BEGIN PROVIDED MATERIAL

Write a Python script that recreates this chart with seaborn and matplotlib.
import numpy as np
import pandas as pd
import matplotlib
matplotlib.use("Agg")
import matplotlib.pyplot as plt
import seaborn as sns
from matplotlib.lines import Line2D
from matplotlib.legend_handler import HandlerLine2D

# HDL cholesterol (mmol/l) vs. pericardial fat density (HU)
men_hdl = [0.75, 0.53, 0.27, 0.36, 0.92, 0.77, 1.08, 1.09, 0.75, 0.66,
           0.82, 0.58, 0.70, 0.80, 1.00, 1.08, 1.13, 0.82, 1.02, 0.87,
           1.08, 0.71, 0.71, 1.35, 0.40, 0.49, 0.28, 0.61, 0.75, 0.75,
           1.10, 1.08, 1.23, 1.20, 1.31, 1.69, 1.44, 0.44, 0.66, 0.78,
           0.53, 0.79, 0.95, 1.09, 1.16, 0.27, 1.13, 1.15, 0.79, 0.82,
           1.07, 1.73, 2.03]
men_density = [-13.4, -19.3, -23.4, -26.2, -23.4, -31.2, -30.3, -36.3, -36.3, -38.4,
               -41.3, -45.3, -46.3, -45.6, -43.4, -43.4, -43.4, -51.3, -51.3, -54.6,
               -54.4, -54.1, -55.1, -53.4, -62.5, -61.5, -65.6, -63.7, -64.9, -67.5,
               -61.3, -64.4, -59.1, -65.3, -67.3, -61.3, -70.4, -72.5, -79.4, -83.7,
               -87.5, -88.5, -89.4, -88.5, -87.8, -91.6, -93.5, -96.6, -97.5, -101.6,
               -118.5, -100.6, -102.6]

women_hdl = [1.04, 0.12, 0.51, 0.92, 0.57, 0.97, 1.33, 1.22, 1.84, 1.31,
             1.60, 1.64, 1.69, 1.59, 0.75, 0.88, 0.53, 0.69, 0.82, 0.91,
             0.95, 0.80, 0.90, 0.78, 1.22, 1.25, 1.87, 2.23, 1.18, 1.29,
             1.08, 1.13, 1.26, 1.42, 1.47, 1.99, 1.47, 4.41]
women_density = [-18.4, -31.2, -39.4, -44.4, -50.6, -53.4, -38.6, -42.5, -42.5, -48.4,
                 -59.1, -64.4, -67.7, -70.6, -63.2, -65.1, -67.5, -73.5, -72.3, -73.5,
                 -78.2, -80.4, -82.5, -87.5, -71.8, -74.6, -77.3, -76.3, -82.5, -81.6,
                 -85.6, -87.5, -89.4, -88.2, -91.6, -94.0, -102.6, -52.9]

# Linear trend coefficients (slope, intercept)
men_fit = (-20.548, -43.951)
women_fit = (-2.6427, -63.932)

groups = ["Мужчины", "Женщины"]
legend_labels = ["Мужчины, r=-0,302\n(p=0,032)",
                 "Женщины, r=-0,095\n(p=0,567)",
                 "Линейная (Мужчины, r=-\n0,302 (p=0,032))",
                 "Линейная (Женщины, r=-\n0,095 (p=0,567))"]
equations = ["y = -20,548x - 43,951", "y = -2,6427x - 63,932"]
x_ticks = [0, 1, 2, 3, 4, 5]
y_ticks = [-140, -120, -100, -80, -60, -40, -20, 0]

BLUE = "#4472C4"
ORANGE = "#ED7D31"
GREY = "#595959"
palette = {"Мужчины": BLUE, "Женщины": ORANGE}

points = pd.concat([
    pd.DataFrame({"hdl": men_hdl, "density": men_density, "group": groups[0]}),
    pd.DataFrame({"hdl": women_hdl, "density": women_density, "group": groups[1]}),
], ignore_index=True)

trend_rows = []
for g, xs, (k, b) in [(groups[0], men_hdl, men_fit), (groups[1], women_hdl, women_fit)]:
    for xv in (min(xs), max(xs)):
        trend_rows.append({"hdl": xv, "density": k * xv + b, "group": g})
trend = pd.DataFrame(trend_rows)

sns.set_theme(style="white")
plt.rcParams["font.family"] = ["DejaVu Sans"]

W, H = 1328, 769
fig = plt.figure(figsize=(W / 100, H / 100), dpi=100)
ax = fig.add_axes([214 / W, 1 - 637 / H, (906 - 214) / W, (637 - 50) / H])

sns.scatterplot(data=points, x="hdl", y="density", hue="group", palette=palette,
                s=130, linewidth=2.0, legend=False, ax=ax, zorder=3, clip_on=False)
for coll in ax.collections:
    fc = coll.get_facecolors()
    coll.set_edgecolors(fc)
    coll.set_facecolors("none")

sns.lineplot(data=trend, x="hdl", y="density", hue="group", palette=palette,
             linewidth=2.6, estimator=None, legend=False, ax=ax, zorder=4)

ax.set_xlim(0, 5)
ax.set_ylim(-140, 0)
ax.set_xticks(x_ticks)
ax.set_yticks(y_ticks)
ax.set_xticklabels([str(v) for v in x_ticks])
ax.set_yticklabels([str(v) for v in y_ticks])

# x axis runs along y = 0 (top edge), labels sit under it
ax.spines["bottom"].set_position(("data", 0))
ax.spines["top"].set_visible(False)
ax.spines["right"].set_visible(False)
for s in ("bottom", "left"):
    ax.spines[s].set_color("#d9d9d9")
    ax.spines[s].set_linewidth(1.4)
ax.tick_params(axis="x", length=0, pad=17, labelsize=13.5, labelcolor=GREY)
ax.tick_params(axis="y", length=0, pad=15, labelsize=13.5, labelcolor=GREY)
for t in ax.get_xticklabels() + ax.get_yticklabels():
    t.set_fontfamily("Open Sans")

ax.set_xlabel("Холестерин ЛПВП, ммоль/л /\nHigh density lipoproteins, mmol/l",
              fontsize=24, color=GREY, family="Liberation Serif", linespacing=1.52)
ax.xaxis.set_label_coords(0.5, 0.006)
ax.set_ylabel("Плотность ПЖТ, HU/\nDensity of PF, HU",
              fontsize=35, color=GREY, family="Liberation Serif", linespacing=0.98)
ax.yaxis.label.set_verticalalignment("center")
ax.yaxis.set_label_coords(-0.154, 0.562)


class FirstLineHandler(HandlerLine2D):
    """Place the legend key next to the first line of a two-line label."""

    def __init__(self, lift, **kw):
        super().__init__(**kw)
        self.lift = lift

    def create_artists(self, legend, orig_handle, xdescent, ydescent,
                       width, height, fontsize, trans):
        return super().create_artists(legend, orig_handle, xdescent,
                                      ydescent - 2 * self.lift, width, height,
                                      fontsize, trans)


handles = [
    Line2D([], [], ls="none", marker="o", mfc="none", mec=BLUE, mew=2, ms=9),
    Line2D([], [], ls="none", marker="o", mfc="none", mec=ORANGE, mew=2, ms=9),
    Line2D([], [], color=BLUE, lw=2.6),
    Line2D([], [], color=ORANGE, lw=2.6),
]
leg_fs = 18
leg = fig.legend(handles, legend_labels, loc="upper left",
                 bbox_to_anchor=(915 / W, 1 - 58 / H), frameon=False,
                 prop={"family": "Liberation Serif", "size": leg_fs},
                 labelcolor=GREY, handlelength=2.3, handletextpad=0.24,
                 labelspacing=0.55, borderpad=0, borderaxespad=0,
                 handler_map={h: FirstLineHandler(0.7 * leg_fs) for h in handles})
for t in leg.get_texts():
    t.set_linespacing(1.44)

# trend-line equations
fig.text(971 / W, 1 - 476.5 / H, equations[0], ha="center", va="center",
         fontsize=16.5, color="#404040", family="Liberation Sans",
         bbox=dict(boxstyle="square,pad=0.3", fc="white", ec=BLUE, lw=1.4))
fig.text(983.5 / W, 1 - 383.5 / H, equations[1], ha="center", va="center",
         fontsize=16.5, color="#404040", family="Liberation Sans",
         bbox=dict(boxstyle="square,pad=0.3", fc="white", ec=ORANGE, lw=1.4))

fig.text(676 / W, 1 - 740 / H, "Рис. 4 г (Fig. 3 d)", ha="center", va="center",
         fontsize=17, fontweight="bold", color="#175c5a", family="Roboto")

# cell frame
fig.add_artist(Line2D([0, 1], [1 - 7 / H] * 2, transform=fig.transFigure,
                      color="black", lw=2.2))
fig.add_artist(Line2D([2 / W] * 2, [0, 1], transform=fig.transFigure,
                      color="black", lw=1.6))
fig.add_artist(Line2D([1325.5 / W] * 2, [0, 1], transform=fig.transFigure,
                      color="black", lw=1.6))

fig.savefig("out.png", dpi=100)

END PROVIDED MATERIAL

EXERCISE — Starting at the first line of the listing, retype every line up to and including the one with "women_fit = (-2.6427, -63.932)".

RESULT FOR THIS TASK —
Write a Python script that recreates this chart with seaborn and matplotlib.
import numpy as np
import pandas as pd
import matplotlib
matplotlib.use("Agg")
import matplotlib.pyplot as plt
import seaborn as sns
from matplotlib.lines import Line2D
from matplotlib.legend_handler import HandlerLine2D

# HDL cholesterol (mmol/l) vs. pericardial fat density (HU)
men_hdl = [0.75, 0.53, 0.27, 0.36, 0.92, 0.77, 1.08, 1.09, 0.75, 0.66,
           0.82, 0.58, 0.70, 0.80, 1.00, 1.08, 1.13, 0.82, 1.02, 0.87,
           1.08, 0.71, 0.71, 1.35, 0.40, 0.49, 0.28, 0.61, 0.75, 0.75,
           1.10, 1.08, 1.23, 1.20, 1.31, 1.69, 1.44, 0.44, 0.66, 0.78,
           0.53, 0.79, 0.95, 1.09, 1.16, 0.27, 1.13, 1.15, 0.79, 0.82,
           1.07, 1.73, 2.03]
men_density = [-13.4, -19.3, -23.4, -26.2, -23.4, -31.2, -30.3, -36.3, -36.3, -38.4,
               -41.3, -45.3, -46.3, -45.6, -43.4, -43.4, -43.4, -51.3, -51.3, -54.6,
               -54.4, -54.1, -55.1, -53.4, -62.5, -61.5, -65.6, -63.7, -64.9, -67.5,
               -61.3, -64.4, -59.1, -65.3, -67.3, -61.3, -70.4, -72.5, -79.4, -83.7,
               -87.5, -88.5, -89.4, -88.5, -87.8, -91.6, -93.5, -96.6, -97.5, -101.6,
               -118.5, -100.6, -102.6]

women_hdl = [1.04, 0.12, 0.51, 0.92, 0.57, 0.97, 1.33, 1.22, 1.84, 1.31,
             1.60, 1.64, 1.69, 1.59, 0.75, 0.88, 0.53, 0.69, 0.82, 0.91,
             0.95, 0.80, 0.90, 0.78, 1.22, 1.25, 1.87, 2.23, 1.18, 1.29,
             1.08, 1.13, 1.26, 1.42, 1.47, 1.99, 1.47, 4.41]
women_density = [-18.4, -31.2, -39.4, -44.4, -50.6, -53.4, -38.6, -42.5, -42.5, -48.4,
                 -59.1, -64.4, -67.7, -70.6, -63.2, -65.1, -67.5, -73.5, -72.3, -73.5,
                 -78.2, -80.4, -82.5, -87.5, -71.8, -74.6, -77.3, -76.3, -82.5, -81.6,
                 -85.6, -87.5, -89.4, -88.2, -91.6, -94.0, -102.6, -52.9]

# Linear trend coefficients (slope, intercept)
men_fit = (-20.548, -43.951)
women_fit = (-2.6427, -63.932)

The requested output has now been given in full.